THE INPUT:
## Begin
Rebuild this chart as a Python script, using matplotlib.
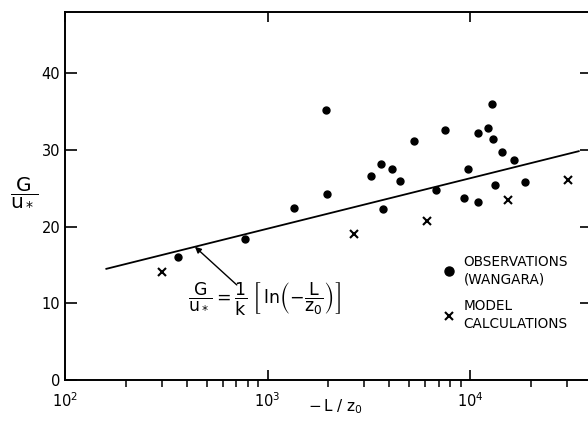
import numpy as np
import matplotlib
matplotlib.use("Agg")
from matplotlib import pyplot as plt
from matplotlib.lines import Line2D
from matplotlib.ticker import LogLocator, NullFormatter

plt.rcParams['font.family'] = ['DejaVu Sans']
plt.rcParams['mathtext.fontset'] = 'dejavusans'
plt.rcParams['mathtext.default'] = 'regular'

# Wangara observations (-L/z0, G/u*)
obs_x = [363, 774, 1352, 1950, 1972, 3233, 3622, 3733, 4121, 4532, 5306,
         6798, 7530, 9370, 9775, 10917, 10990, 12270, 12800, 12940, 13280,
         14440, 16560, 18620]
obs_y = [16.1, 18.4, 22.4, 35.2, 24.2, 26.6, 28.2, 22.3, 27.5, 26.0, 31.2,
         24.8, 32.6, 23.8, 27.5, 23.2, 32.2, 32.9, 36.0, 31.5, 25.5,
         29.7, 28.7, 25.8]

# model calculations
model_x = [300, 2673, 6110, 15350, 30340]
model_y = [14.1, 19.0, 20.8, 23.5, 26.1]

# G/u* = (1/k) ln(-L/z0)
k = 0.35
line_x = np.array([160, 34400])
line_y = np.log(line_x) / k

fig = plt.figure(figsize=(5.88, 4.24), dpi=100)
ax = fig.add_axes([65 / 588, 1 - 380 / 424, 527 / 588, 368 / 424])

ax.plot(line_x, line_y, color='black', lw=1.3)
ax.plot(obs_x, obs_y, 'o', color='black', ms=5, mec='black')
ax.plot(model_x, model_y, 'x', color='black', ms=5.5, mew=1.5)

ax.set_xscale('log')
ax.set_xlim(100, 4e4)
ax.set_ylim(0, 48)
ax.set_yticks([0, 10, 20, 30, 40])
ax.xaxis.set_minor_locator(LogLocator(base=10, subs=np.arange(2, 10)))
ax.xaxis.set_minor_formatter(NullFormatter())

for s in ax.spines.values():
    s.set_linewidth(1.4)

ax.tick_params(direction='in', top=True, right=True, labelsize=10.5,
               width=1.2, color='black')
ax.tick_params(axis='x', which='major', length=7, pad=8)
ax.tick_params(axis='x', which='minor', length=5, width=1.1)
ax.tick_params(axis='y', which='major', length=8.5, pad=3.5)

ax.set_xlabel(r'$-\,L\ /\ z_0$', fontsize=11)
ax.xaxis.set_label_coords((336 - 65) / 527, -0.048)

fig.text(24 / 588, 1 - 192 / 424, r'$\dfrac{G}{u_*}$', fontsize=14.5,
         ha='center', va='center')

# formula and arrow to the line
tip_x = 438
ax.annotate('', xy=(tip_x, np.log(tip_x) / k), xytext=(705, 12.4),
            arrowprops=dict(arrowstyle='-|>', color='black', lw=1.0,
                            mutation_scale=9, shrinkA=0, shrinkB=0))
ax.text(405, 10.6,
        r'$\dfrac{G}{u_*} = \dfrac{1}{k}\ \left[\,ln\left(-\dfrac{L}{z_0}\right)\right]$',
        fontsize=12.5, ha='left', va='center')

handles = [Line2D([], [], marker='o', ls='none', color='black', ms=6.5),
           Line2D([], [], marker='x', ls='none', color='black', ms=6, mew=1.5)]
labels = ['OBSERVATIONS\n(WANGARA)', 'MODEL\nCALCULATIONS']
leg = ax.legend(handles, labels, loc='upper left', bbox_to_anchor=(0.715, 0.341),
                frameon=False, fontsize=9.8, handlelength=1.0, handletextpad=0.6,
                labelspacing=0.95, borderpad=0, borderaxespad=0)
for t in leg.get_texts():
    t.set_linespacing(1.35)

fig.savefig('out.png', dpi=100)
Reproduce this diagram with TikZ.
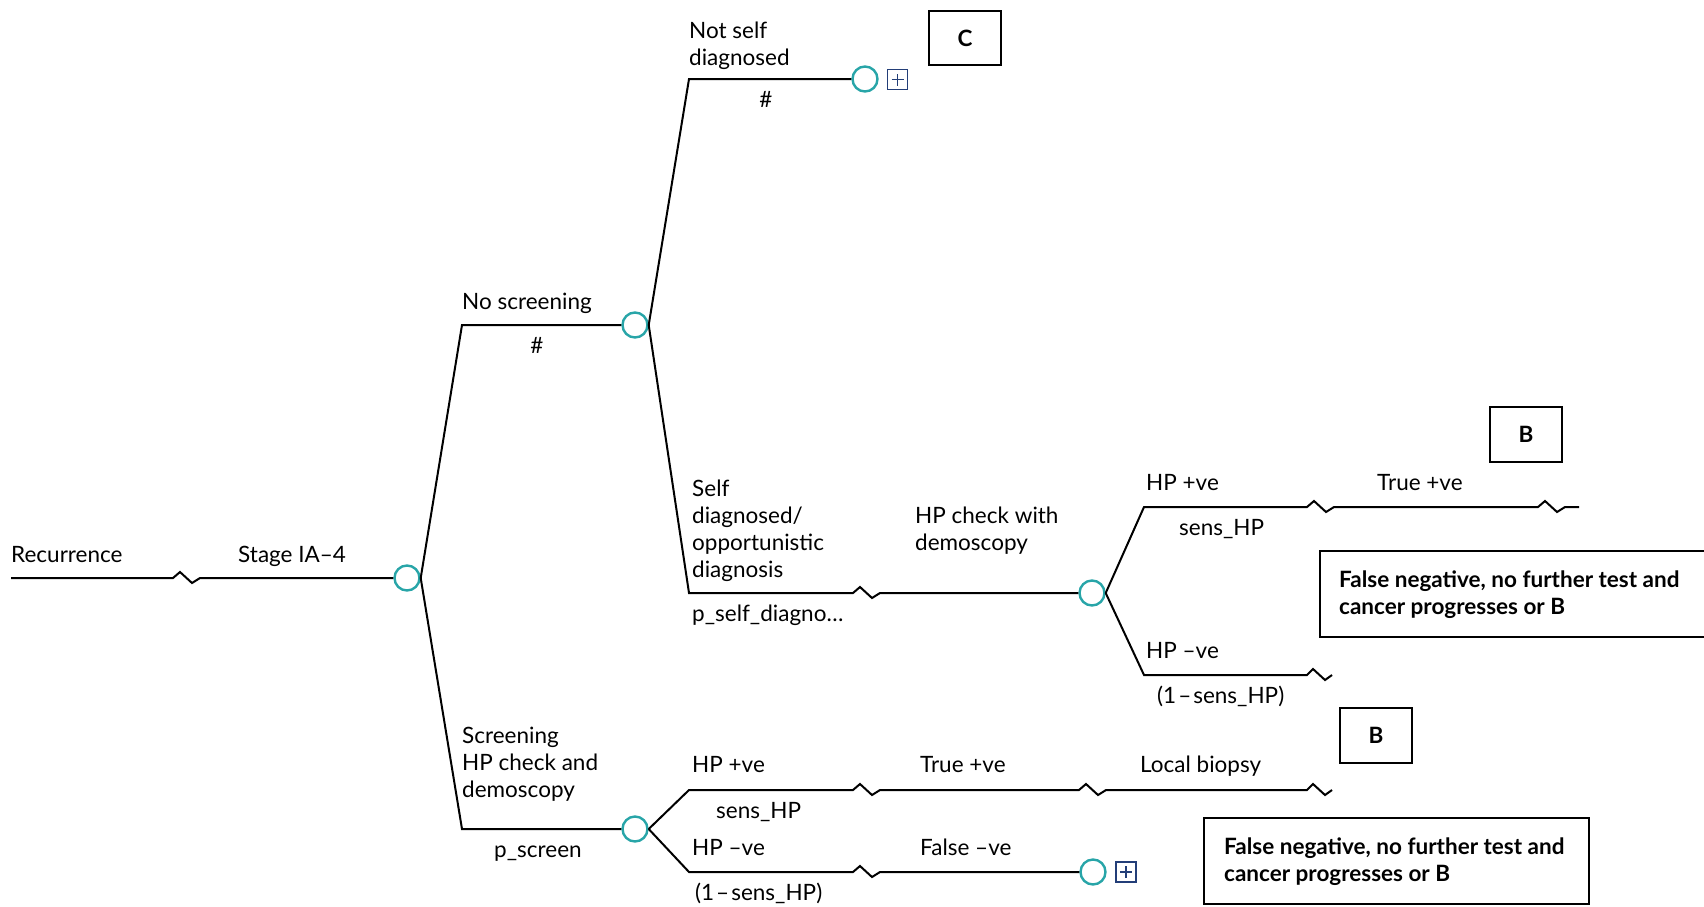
## End
REQUIRED TASK:
Give every line of the material that includes the string "this".

RESULT OF THE TASK:
Rebuild this chart as a Python script, using matplotlib.
Reproduce this diagram with TikZ.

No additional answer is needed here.